Vote on ABCP Restructure Plan to proceed tomorrow

By: Daryl Ching, Clarity Financial Strategy

I will be on the Business News Network tomorrow 10:35 AM EST to discuss this in more detail.

Despite efforts from corporate note holders over the last couple days to delay the vote and be treated as a separate class under CCAA, Judge Campbell decided to proceed with the vote on the restructure plan tomorrow in its current form. With Canaccord’s and Credential’s relief plans in place, a majority vote for Yes is a foregone conclusion. In all likelihood, the court will approve the restructure on May 2 after the vote, and we can expect a secondary market for the restructured notes to open in June 2008.

Shortly after news of a retail relief plan, corporate note holders started to raise their voices about unfairness and how they were caught in the middle with no buyout. Several motions were filed to delay the vote, be treated as a separate class under CCAA with veto power and to be waived from the legal release. All these motions have been denied, because Judge Campbell felt they would cause a failure of the restructure plan, which would have catastrophic consequences for a large number of parties.

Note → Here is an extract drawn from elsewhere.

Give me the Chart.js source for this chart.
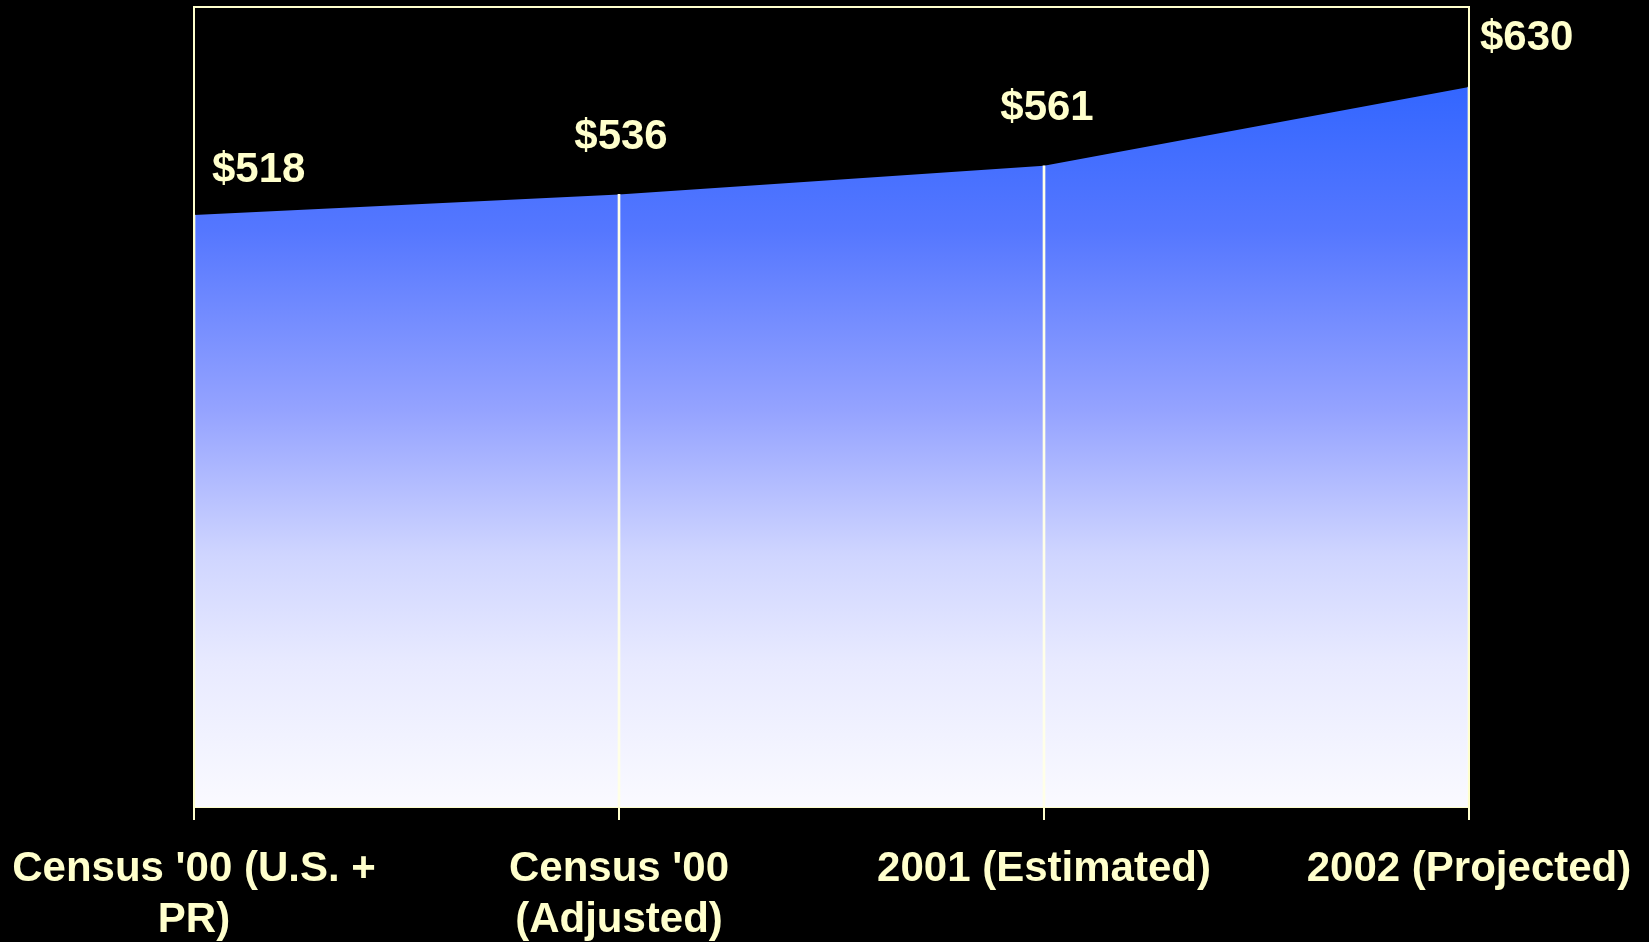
<!DOCTYPE html>
<html>
<head>
<meta charset="utf-8">
<script src="https://cdn.jsdelivr.net/npm/chart.js@4/dist/chart.umd.min.js"></script>
<style>
    html, body { margin: 0; padding: 0; background: #000; }
    #wrap { width: 1649px; height: 942px; }
</style>
</head>
<body>
<div id="wrap"><canvas id="cost-chart"></canvas></div>
<script>
// Categories (multi-line labels wrap like the slide)
const categories = [
    ["Census '00 (U.S. +", "PR)"],
    ["Census '00", "(Adjusted)"],
    "2001 (Estimated)",
    "2002 (Projected)"
];
const costValues = [518, 536, 561, 630];
const yMin = 0;
const yMax = 700;

const textColor = '#ffffcc';
const frameColor = '#ffffcc';
const fontFamily = '"Liberation Sans", Arial, sans-serif';

// Vertical blue-to-white fill under the line
function areaGradient(context) {
    const chart = context.chart;
    const area = chart.chartArea;
    if (!area) return '#5577ff';
    const top = chart.scales.y.getPixelForValue(Math.max(...costValues));
    const g = chart.ctx.createLinearGradient(0, top, 0, area.bottom);
    g.addColorStop(0, '#3366ff');
    g.addColorStop(0.2, '#5577ff');
    g.addColorStop(0.45, '#95a3ff');
    g.addColorStop(0.65, '#cfd5ff');
    g.addColorStop(0.8, '#e8eaff');
    g.addColorStop(1, '#fafaff');
    return g;
}

// Frame around the plot area (top, left, right; bottom comes from the x axis border)
const frameBorder = {
    id: 'frameBorder',
    afterDatasetsDraw(chart) {
        const { ctx, chartArea } = chart;
        ctx.save();
        ctx.strokeStyle = frameColor;
        ctx.lineWidth = 2;
        ctx.beginPath();
        ctx.moveTo(chartArea.left, chartArea.bottom);
        ctx.lineTo(chartArea.left, chartArea.top);
        ctx.lineTo(chartArea.right, chartArea.top);
        ctx.lineTo(chartArea.right, chartArea.bottom);
        ctx.stroke();
        ctx.restore();
    }
};

// "$xxx" labels above each point
const valueLabels = {
    id: 'valueLabels',
    afterDraw(chart, args, opts) {
        const { ctx } = chart;
        const meta = chart.getDatasetMeta(1);
        ctx.save();
        ctx.fillStyle = textColor;
        ctx.font = 'bold 42px ' + fontFamily;
        ctx.textBaseline = 'middle';
        meta.data.forEach((pt, i) => {
            ctx.textAlign = opts.align[i];
            ctx.fillText('$' + costValues[i], pt.x + opts.dx[i], pt.y + opts.dy[i]);
        });
        ctx.restore();
    }
};

new Chart(document.getElementById('cost-chart'), {
    data: {
        labels: categories,
        datasets: [
            {
                // drop lines from each point to the axis
                type: 'bar',
                data: costValues,
                backgroundColor: '#ffffe8',
                barThickness: 2,
                order: 0
            },
            {
                type: 'line',
                data: costValues,
                fill: 'origin',
                backgroundColor: areaGradient,
                borderWidth: 0,
                pointRadius: 0,
                tension: 0,
                order: 1
            }
        ]
    },
    options: {
        responsive: true,
        maintainAspectRatio: false,
        animation: false,
        layout: {
            padding: { left: 194, right: 180, top: 7, bottom: 0 }
        },
        plugins: {
            legend: { display: false },
            tooltip: { enabled: false },
            valueLabels: {
                align: ['left', 'center', 'center', 'left'],
                dx: [18, 2, 3, 11],
                dy: [-45, -57, -57, -49]
            }
        },
        scales: {
            x: {
                offset: false,
                afterFit(scale) {
                    // fixed axis height, and don't let the wide edge labels push the plot inward
                    scale.height = 135;
                    scale.paddingLeft = 0;
                    scale.paddingRight = 0;
                },
                grid: {
                    offset: false,
                    drawOnChartArea: false,
                    color: frameColor,
                    lineWidth: 2,
                    tickLength: 13
                },
                border: { color: frameColor, width: 2 },
                ticks: {
                    color: textColor,
                    padding: 24,
                    maxRotation: 0,
                    autoSkip: false,
                    font: { family: fontFamily, size: 42, weight: 'bold', lineHeight: 1.22 }
                }
            },
            y: {
                display: false,
                min: yMin,
                max: yMax
            }
        }
    },
    plugins: [frameBorder, valueLabels]
});
</script>
</body>
</html>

However, Judge Campbell agreed to conduct a fairness / sanction hearing after the vote to review the legal release on a case by case basis. The legal release is an extremely important component of the restructure and was required in order to bring the various parties to the table and have them make concessions. To remove the legal release, would be a material enough change to the restructure plan, that they would need move to square one, or even worse, the parties would walk away from the restructure.

In my opinion, it is going to be extremely difficult at this point for current note holders to pursue litigation. They will likely need to be able to prove fraud or gross misrepresentation of the ABCP to be successful. The various bank dealers will point to the fact that the ABCP crisis was a systemic issue, with multiple parties to point the finger at.